I continued, "Friends are important, Zach. Who you associate with. It can make a big difference in your life."
His eyes sharpened. "Yeah, 'cuz you're so good at choosing friends. Like Quaid and Durwood."
A bubble formed in my conviction. "What about them?"
"They totally kill people! Which is something my friends, who you think're so bad"—he jutted his teeth forward—"don't do."
"Zach!"
"Tell me I'm wrong. I've seen Durwood staring into the hallway mirror, holding his head for minutes. Dude has serious demons."
There was no good answer for this. I was formulating a bad one, charting a logical path between acknowledging the double standard and stonewalling on "I am your mother, don't question me" grounds when Zach hit me with another whammy.
"And no offense, Mom? But I think you're getting played by Quaid."
He said this in a stunted voice, that half-icky, half-embarrassed tone children use when discussing their parents' love life.
No way was I engaging there.
"I appreciate your concern," I said, "and it's obvious you notice more than you let on. You're turning into a thoughtful young man. I'm proud."
Zach twisted on the ball of his skater shoe.
"Don't worry about Quaid Rafferty," I said, smirking. "I see him coming from miles away."

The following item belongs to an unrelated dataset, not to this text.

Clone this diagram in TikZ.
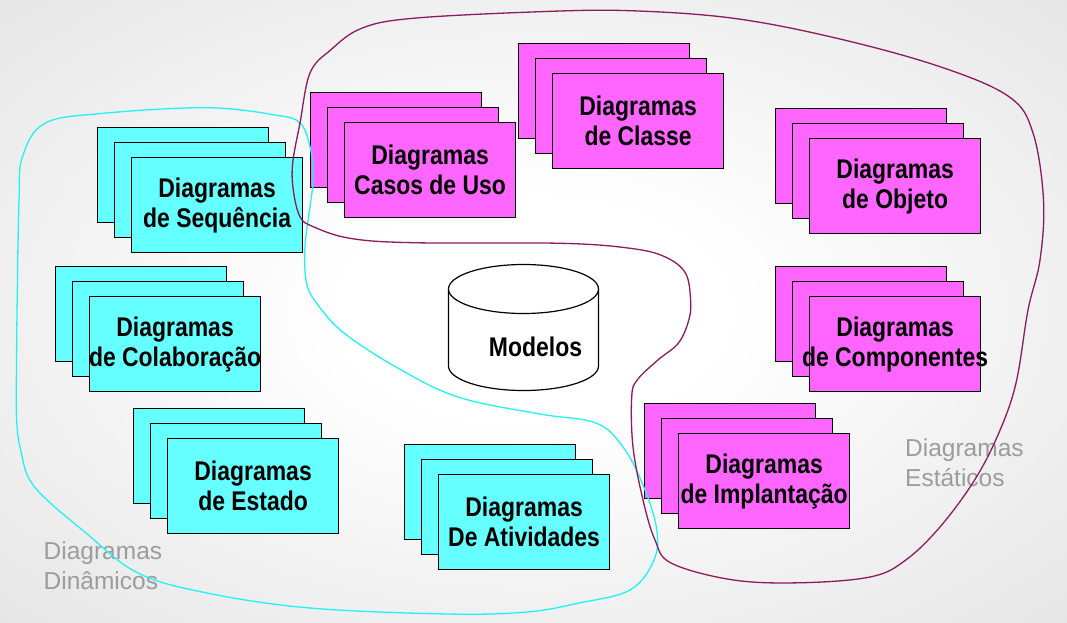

I didn't, of course—and my son's comment got me thinking fresh about the situation. The non-situation.
How much easier would things have been around here with two capable, sound-minded adults? If instead of Eunice organizing our bags according to paper-plastic-colored-plastic designation, becoming distracted and leaving loose piles to billow off chaotically, I had an equal partner?
(I'm terrible for thinking it, but I swear there are times when I wish we still chucked everything in one trash.)
Who would that other capable, sound-minded adult even be? I had one enthusiastic volunteer—Garrison—and a second in Quaid more interested in part-time duty.
Garrison was thrilling in a way, with his gusto and centerfold looks. We'd kissed on a few occasions after Davos, out back of Lewd Brew in his car or the Prius. He'd said he wanted to meet my kids, but I had demurred—imagining the weirdness between him and Zach.
Garrison was twenty-three years old. For all he understood, children could've been been artwork. Or betta fish.
And Quaid? Where do I start?
In the space of one weekend, he could veer between being the most empathetic man imaginable—rubbing my neck on the couch, chatting sweetly about any topic I desired until we both decided the time for chat had passed—and showing exactly zero consideration for my feelings.
Unanswered texts. Ignored calls. When I would ask Durwood if he'd seen his partner during these stretches, the ex-marine would find his boots in sudden need of inspection.
Now Eunice entered the kitchen. She had finished soaking her backup dentures upstairs and held a freshly-rinsed Tupperware.
"What's your system for putting these away?"
I looked at her. The cataract looked especially milky today. Her toes were half out of one slipper.
No more watching them alone, I decided. She can't.
I can't.
Zach stepped forward from the threshold. Eyes on me, he reached for her Tupperware.
"I know where they go, Granny," he said. "You've been working a new needlepoint, haven't you?"
She nodded, and released the oblong base and lid into his hands.
Zach said, "I'd like to see it, if you'll let me. It's up in your room, right?"
Then he helped her to the stairs, slipping off his hoodie.